### REQUIRED TASK
Every line of the records must be repeated exactly; pictures stay out.
##### SUPPLIED INFORMATION
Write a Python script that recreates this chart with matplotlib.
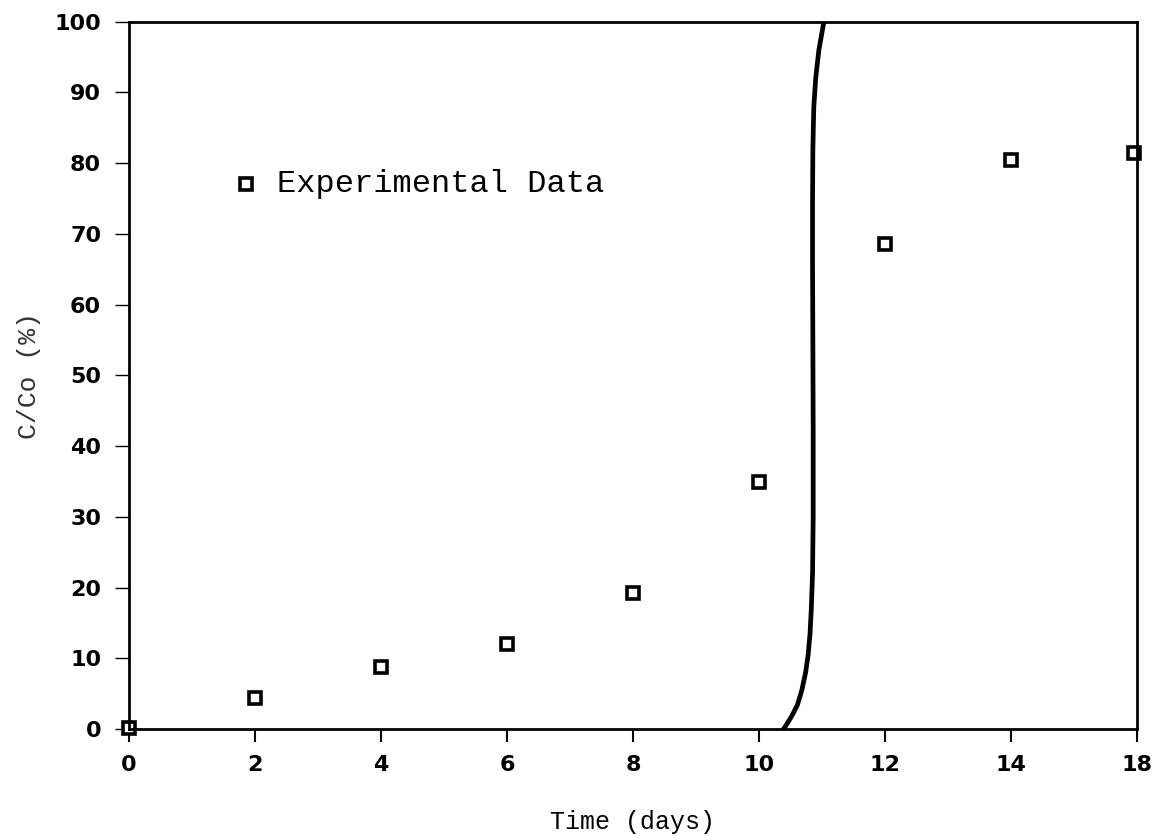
import matplotlib.pyplot as plt

# experimental points
days = [0, 2, 4, 6, 8, 10, 12, 14, 15.95]
conc = [0.2, 4.4, 8.8, 12.0, 19.2, 34.9, 68.6, 80.5, 81.5]

# model curve
curve_x = [10.39, 10.45, 10.53, 10.61, 10.68, 10.74, 10.78, 10.81, 10.83, 10.85,
           10.86, 10.86, 10.855, 10.85, 10.85, 10.855, 10.87, 10.90, 10.95, 11.03]
curve_y = [0, 0.8, 2.0, 3.4, 5.5, 8.0, 10.5, 13.5, 17, 22,
           30, 42, 55, 65, 75, 82, 88, 92, 96, 100]

xticks = [0, 2, 4, 6, 8, 10, 12, 14, 16]
xtick_labels = ['0', '2', '4', '6', '8', '10', '12', '14', '18']
yticks = [0, 10, 20, 30, 40, 50, 60, 70, 80, 90, 100]

fig = plt.figure(figsize=(11.62, 8.36), dpi=100)
ax = fig.add_axes([0.111, 0.128, 0.8675, 0.846])

ax.plot(curve_x, curve_y, color='black', lw=3.4, solid_capstyle='round')
ax.plot(days, conc, ls='none', marker='s', ms=9, mfc='white', mec='black', mew=2.6,
        clip_on=False)

ax.set_xlim(0, 16)
ax.set_ylim(0, 100)
for s in ax.spines.values():
    s.set_linewidth(2)
ax.set_xticks(xticks)
ax.set_xticklabels(xtick_labels)
ax.set_yticks(yticks)
ax.tick_params(axis='x', direction='out', length=9, width=1.5, pad=10,
               labelsize=16)
ax.tick_params(axis='y', direction='out', length=10, width=1, pad=10,
               labelsize=16)
for lab in ax.get_xticklabels() + ax.get_yticklabels():
    lab.set_fontweight('bold')
for t in ax.yaxis.get_ticklines():
    t.set_linestyle((0, (1, 1)))

ax.set_xlabel('Time (days)', family='Liberation Mono', fontsize=18, labelpad=25)
ax.set_ylabel('C/Co (%)', family='Liberation Mono', fontsize=19, labelpad=10,
              color='#333333')

# legend drawn as marker + text
ax.plot([1.85], [77], ls='none', marker='s', ms=8, mfc='white', mec='black', mew=2.6)
ax.text(2.35, 77, 'Experimental Data', family='Liberation Mono', fontsize=23,
        va='center')

plt.savefig('out.png', dpi=100)
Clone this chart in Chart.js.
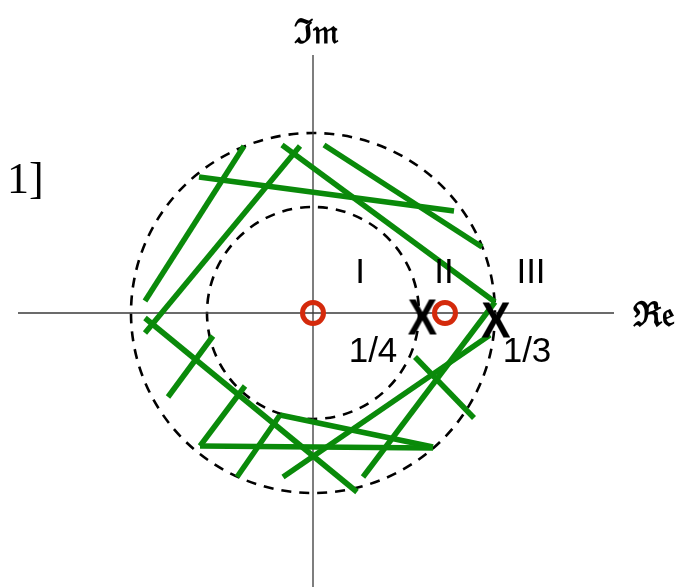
<!DOCTYPE html>
<html>
<head>
<meta charset="utf-8">
<script src="https://cdn.jsdelivr.net/npm/chart.js@4"></script>
<style>
  html, body { margin: 0; padding: 0; background: #fff; }
  canvas { display: block; }
</style>
</head>
<body>
<canvas id="zplane" width="696" height="587"></canvas>
<script>
// z-plane sketch: one unit = one layout pixel, origin at the axes crossing, y up.
const realAxis = [[-295, 0], [301, 0]];
const imagAxis = [[0, 258], [0, -274]];
// ROC boundaries |z| = 1/4 (inner) and |z| = 1/3 (outer), as [rx, ry]
const rocRadii = [[106, 106], [182, 180]];
const zeros = [[0, 0], [132, 0]];
const poles = [[109.5, -3.5], [183, -6.5]];
// hatching of the annulus, each entry [x0, y0, x1, y1]
const hatchSegments = [
  [-69, 167, -168, 12],
  [-13, 167, -168, -20],
  [-31, 168, 182, 11],
  [-114, 136, 141, 102],
  [11, 168, 169, 66],
  [-168, -5, 44, -179],
  [-100, -23, -145, -84],
  [-68, -73, -113, -133],
  [-113, -133, 120, -135],
  [-33, -102, -76, -164],
  [-33, -102, 120, -134],
  [-30, -164, 177, -22],
  [50, -164, 182, 11],
  [102, -44, 161, -105]
];
const regionNames = ['I', 'II', 'III'];
const poleLabels = ['1/4', '1/3'];
const axisTitles = ['\u211C\uD835\uDD22', '\u2111\uD835\uDD2A'];
const sideNote = '1]';

const GREEN = '#0a8a0a';
const RED = '#d42a0c';
const AXIS = '#3a3a3a';

// where the annotations sit, in plane units
const layout = {
  regions: [[47, 30], [131, 30], [218, 30]],
  poleText: [[60, -49], [214, -49]],
  reTitle: [320, -13],
  imTitle: [3, 270],
  note: [-306, 120]
};

const toPts = pairs => pairs.map(([x, y]) => ({ x, y }));

function poleGlyph() {
  const c = document.createElement('canvas');
  c.width = 40; c.height = 44;
  const g = c.getContext('2d');
  g.fillStyle = '#000';
  g.font = 'bold 50px "Liberation Sans", Arial, sans-serif';
  g.textAlign = 'center';
  g.textBaseline = 'alphabetic';
  g.translate(20, 22 + 18);
  g.scale(0.88, 1);
  g.fillText('X', 0, 0);
  return c;
}

const datasets = [];
[realAxis, imagAxis].forEach(axis => datasets.push({
  data: toPts(axis), showLine: true, borderColor: AXIS, borderWidth: 1.3,
  pointRadius: 0, order: 100
}));
hatchSegments.forEach(([x0, y0, x1, y1]) => datasets.push({
  data: [{ x: x0, y: y0 }, { x: x1, y: y1 }], showLine: true,
  borderColor: GREEN, borderWidth: 5.5, borderCapStyle: 'butt',
  pointRadius: 0, order: 50
}));
datasets.push({
  data: toPts(zeros), showLine: false, pointStyle: 'circle',
  pointRadius: 10.5, pointBorderWidth: 5, pointBorderColor: RED,
  pointBackgroundColor: 'rgba(0,0,0,0)', order: 10
});
datasets.push({
  data: toPts(poles), showLine: false, pointStyle: poleGlyph(),
  pointRadius: 1, order: 5
});

const rocCircles = {
  id: 'rocCircles',
  beforeDatasetsDraw(chart) {
    const { ctx, scales: { x, y } } = chart;
    const cx = x.getPixelForValue(0), cy = y.getPixelForValue(0);
    ctx.save();
    ctx.strokeStyle = '#000';
    ctx.lineWidth = 2.6;
    ctx.setLineDash([10, 8]);
    rocRadii.forEach(([rx, ry]) => {
      ctx.beginPath();
      ctx.ellipse(cx, cy, x.getPixelForValue(rx) - cx, cy - y.getPixelForValue(ry), 0, 0, Math.PI * 2);
      ctx.stroke();
    });
    ctx.restore();
  }
};

const annotations = {
  id: 'annotations',
  afterDatasetsDraw(chart) {
    const { ctx, scales: { x, y } } = chart;
    const put = (txt, [px, py], font, align) => {
      ctx.font = font;
      ctx.textAlign = align;
      ctx.textBaseline = 'alphabetic';
      ctx.fillText(txt, x.getPixelForValue(px), y.getPixelForValue(py));
    };
    ctx.save();
    ctx.fillStyle = '#000';
    const sans = '35px "Liberation Sans", Arial, sans-serif';
    regionNames.forEach((t, i) => put(t, layout.regions[i], sans, 'center'));
    poleLabels.forEach((t, i) => put(t, layout.poleText[i], sans, 'center'));
    put(axisTitles[0], layout.reTitle, 'bold 34px "DejaVu Serif", serif', 'left');
    put(axisTitles[1], layout.imTitle, 'bold 34px "DejaVu Serif", serif', 'center');
    put(sideNote, layout.note, '44px "Liberation Serif", "Times New Roman", serif', 'left');
    ctx.restore();
  }
};

new Chart(document.getElementById('zplane'), {
  type: 'scatter',
  data: { datasets },
  options: {
    responsive: false,
    animation: false,
    events: [],
    layout: { padding: 0, autoPadding: false },
    plugins: { legend: { display: false }, tooltip: { enabled: false } },
    scales: {
      x: { type: 'linear', min: -313, max: 383, display: false },
      y: { type: 'linear', min: -274, max: 313, display: false }
    }
  },
  plugins: [rocCircles, annotations]
});
</script>
</body>
</html>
##########
### ANSWER IN FULL
Write a Python script that recreates this chart with matplotlib.
import matplotlib.pyplot as plt

# experimental points
days = [0, 2, 4, 6, 8, 10, 12, 14, 15.95]
conc = [0.2, 4.4, 8.8, 12.0, 19.2, 34.9, 68.6, 80.5, 81.5]

# model curve
curve_x = [10.39, 10.45, 10.53, 10.61, 10.68, 10.74, 10.78, 10.81, 10.83, 10.85,
           10.86, 10.86, 10.855, 10.85, 10.85, 10.855, 10.87, 10.90, 10.95, 11.03]
curve_y = [0, 0.8, 2.0, 3.4, 5.5, 8.0, 10.5, 13.5, 17, 22,
           30, 42, 55, 65, 75, 82, 88, 92, 96, 100]

xticks = [0, 2, 4, 6, 8, 10, 12, 14, 16]
xtick_labels = ['0', '2', '4', '6', '8', '10', '12', '14', '18']
yticks = [0, 10, 20, 30, 40, 50, 60, 70, 80, 90, 100]

fig = plt.figure(figsize=(11.62, 8.36), dpi=100)
ax = fig.add_axes([0.111, 0.128, 0.8675, 0.846])

ax.plot(curve_x, curve_y, color='black', lw=3.4, solid_capstyle='round')
ax.plot(days, conc, ls='none', marker='s', ms=9, mfc='white', mec='black', mew=2.6,
        clip_on=False)

ax.set_xlim(0, 16)
ax.set_ylim(0, 100)
for s in ax.spines.values():
    s.set_linewidth(2)
ax.set_xticks(xticks)
ax.set_xticklabels(xtick_labels)
ax.set_yticks(yticks)
ax.tick_params(axis='x', direction='out', length=9, width=1.5, pad=10,
               labelsize=16)
ax.tick_params(axis='y', direction='out', length=10, width=1, pad=10,
               labelsize=16)
for lab in ax.get_xticklabels() + ax.get_yticklabels():
    lab.set_fontweight('bold')
for t in ax.yaxis.get_ticklines():
    t.set_linestyle((0, (1, 1)))

ax.set_xlabel('Time (days)', family='Liberation Mono', fontsize=18, labelpad=25)
ax.set_ylabel('C/Co (%)', family='Liberation Mono', fontsize=19, labelpad=10,
              color='#333333')

# legend drawn as marker + text
ax.plot([1.85], [77], ls='none', marker='s', ms=8, mfc='white', mec='black', mew=2.6)
ax.text(2.35, 77, 'Experimental Data', family='Liberation Mono', fontsize=23,
        va='center')

plt.savefig('out.png', dpi=100)
Clone this chart in Chart.js.
<!DOCTYPE html>
<html>
<head>
<meta charset="utf-8">
<script src="https://cdn.jsdelivr.net/npm/chart.js@4"></script>
<style>
  html, body { margin: 0; padding: 0; background: #fff; }
  canvas { display: block; }
</style>
</head>
<body>
<canvas id="zplane" width="696" height="587"></canvas>
<script>
// z-plane sketch: one unit = one layout pixel, origin at the axes crossing, y up.
const realAxis = [[-295, 0], [301, 0]];
const imagAxis = [[0, 258], [0, -274]];
// ROC boundaries |z| = 1/4 (inner) and |z| = 1/3 (outer), as [rx, ry]
const rocRadii = [[106, 106], [182, 180]];
const zeros = [[0, 0], [132, 0]];
const poles = [[109.5, -3.5], [183, -6.5]];
// hatching of the annulus, each entry [x0, y0, x1, y1]
const hatchSegments = [
  [-69, 167, -168, 12],
  [-13, 167, -168, -20],
  [-31, 168, 182, 11],
  [-114, 136, 141, 102],
  [11, 168, 169, 66],
  [-168, -5, 44, -179],
  [-100, -23, -145, -84],
  [-68, -73, -113, -133],
  [-113, -133, 120, -135],
  [-33, -102, -76, -164],
  [-33, -102, 120, -134],
  [-30, -164, 177, -22],
  [50, -164, 182, 11],
  [102, -44, 161, -105]
];
const regionNames = ['I', 'II', 'III'];
const poleLabels = ['1/4', '1/3'];
const axisTitles = ['\u211C\uD835\uDD22', '\u2111\uD835\uDD2A'];
const sideNote = '1]';

const GREEN = '#0a8a0a';
const RED = '#d42a0c';
const AXIS = '#3a3a3a';

// where the annotations sit, in plane units
const layout = {
  regions: [[47, 30], [131, 30], [218, 30]],
  poleText: [[60, -49], [214, -49]],
  reTitle: [320, -13],
  imTitle: [3, 270],
  note: [-306, 120]
};

const toPts = pairs => pairs.map(([x, y]) => ({ x, y }));

function poleGlyph() {
  const c = document.createElement('canvas');
  c.width = 40; c.height = 44;
  const g = c.getContext('2d');
  g.fillStyle = '#000';
  g.font = 'bold 50px "Liberation Sans", Arial, sans-serif';
  g.textAlign = 'center';
  g.textBaseline = 'alphabetic';
  g.translate(20, 22 + 18);
  g.scale(0.88, 1);
  g.fillText('X', 0, 0);
  return c;
}

const datasets = [];
[realAxis, imagAxis].forEach(axis => datasets.push({
  data: toPts(axis), showLine: true, borderColor: AXIS, borderWidth: 1.3,
  pointRadius: 0, order: 100
}));
hatchSegments.forEach(([x0, y0, x1, y1]) => datasets.push({
  data: [{ x: x0, y: y0 }, { x: x1, y: y1 }], showLine: true,
  borderColor: GREEN, borderWidth: 5.5, borderCapStyle: 'butt',
  pointRadius: 0, order: 50
}));
datasets.push({
  data: toPts(zeros), showLine: false, pointStyle: 'circle',
  pointRadius: 10.5, pointBorderWidth: 5, pointBorderColor: RED,
  pointBackgroundColor: 'rgba(0,0,0,0)', order: 10
});
datasets.push({
  data: toPts(poles), showLine: false, pointStyle: poleGlyph(),
  pointRadius: 1, order: 5
});

const rocCircles = {
  id: 'rocCircles',
  beforeDatasetsDraw(chart) {
    const { ctx, scales: { x, y } } = chart;
    const cx = x.getPixelForValue(0), cy = y.getPixelForValue(0);
    ctx.save();
    ctx.strokeStyle = '#000';
    ctx.lineWidth = 2.6;
    ctx.setLineDash([10, 8]);
    rocRadii.forEach(([rx, ry]) => {
      ctx.beginPath();
      ctx.ellipse(cx, cy, x.getPixelForValue(rx) - cx, cy - y.getPixelForValue(ry), 0, 0, Math.PI * 2);
      ctx.stroke();
    });
    ctx.restore();
  }
};

const annotations = {
  id: 'annotations',
  afterDatasetsDraw(chart) {
    const { ctx, scales: { x, y } } = chart;
    const put = (txt, [px, py], font, align) => {
      ctx.font = font;
      ctx.textAlign = align;
      ctx.textBaseline = 'alphabetic';
      ctx.fillText(txt, x.getPixelForValue(px), y.getPixelForValue(py));
    };
    ctx.save();
    ctx.fillStyle = '#000';
    const sans = '35px "Liberation Sans", Arial, sans-serif';
    regionNames.forEach((t, i) => put(t, layout.regions[i], sans, 'center'));
    poleLabels.forEach((t, i) => put(t, layout.poleText[i], sans, 'center'));
    put(axisTitles[0], layout.reTitle, 'bold 34px "DejaVu Serif", serif', 'left');
    put(axisTitles[1], layout.imTitle, 'bold 34px "DejaVu Serif", serif', 'center');
    put(sideNote, layout.note, '44px "Liberation Serif", "Times New Roman", serif', 'left');
    ctx.restore();
  }
};

new Chart(document.getElementById('zplane'), {
  type: 'scatter',
  data: { datasets },
  options: {
    responsive: false,
    animation: false,
    events: [],
    layout: { padding: 0, autoPadding: false },
    plugins: { legend: { display: false }, tooltip: { enabled: false } },
    scales: {
      x: { type: 'linear', min: -313, max: 383, display: false },
      y: { type: 'linear', min: -274, max: 313, display: false }
    }
  },
  plugins: [rocCircles, annotations]
});
</script>
</body>
</html>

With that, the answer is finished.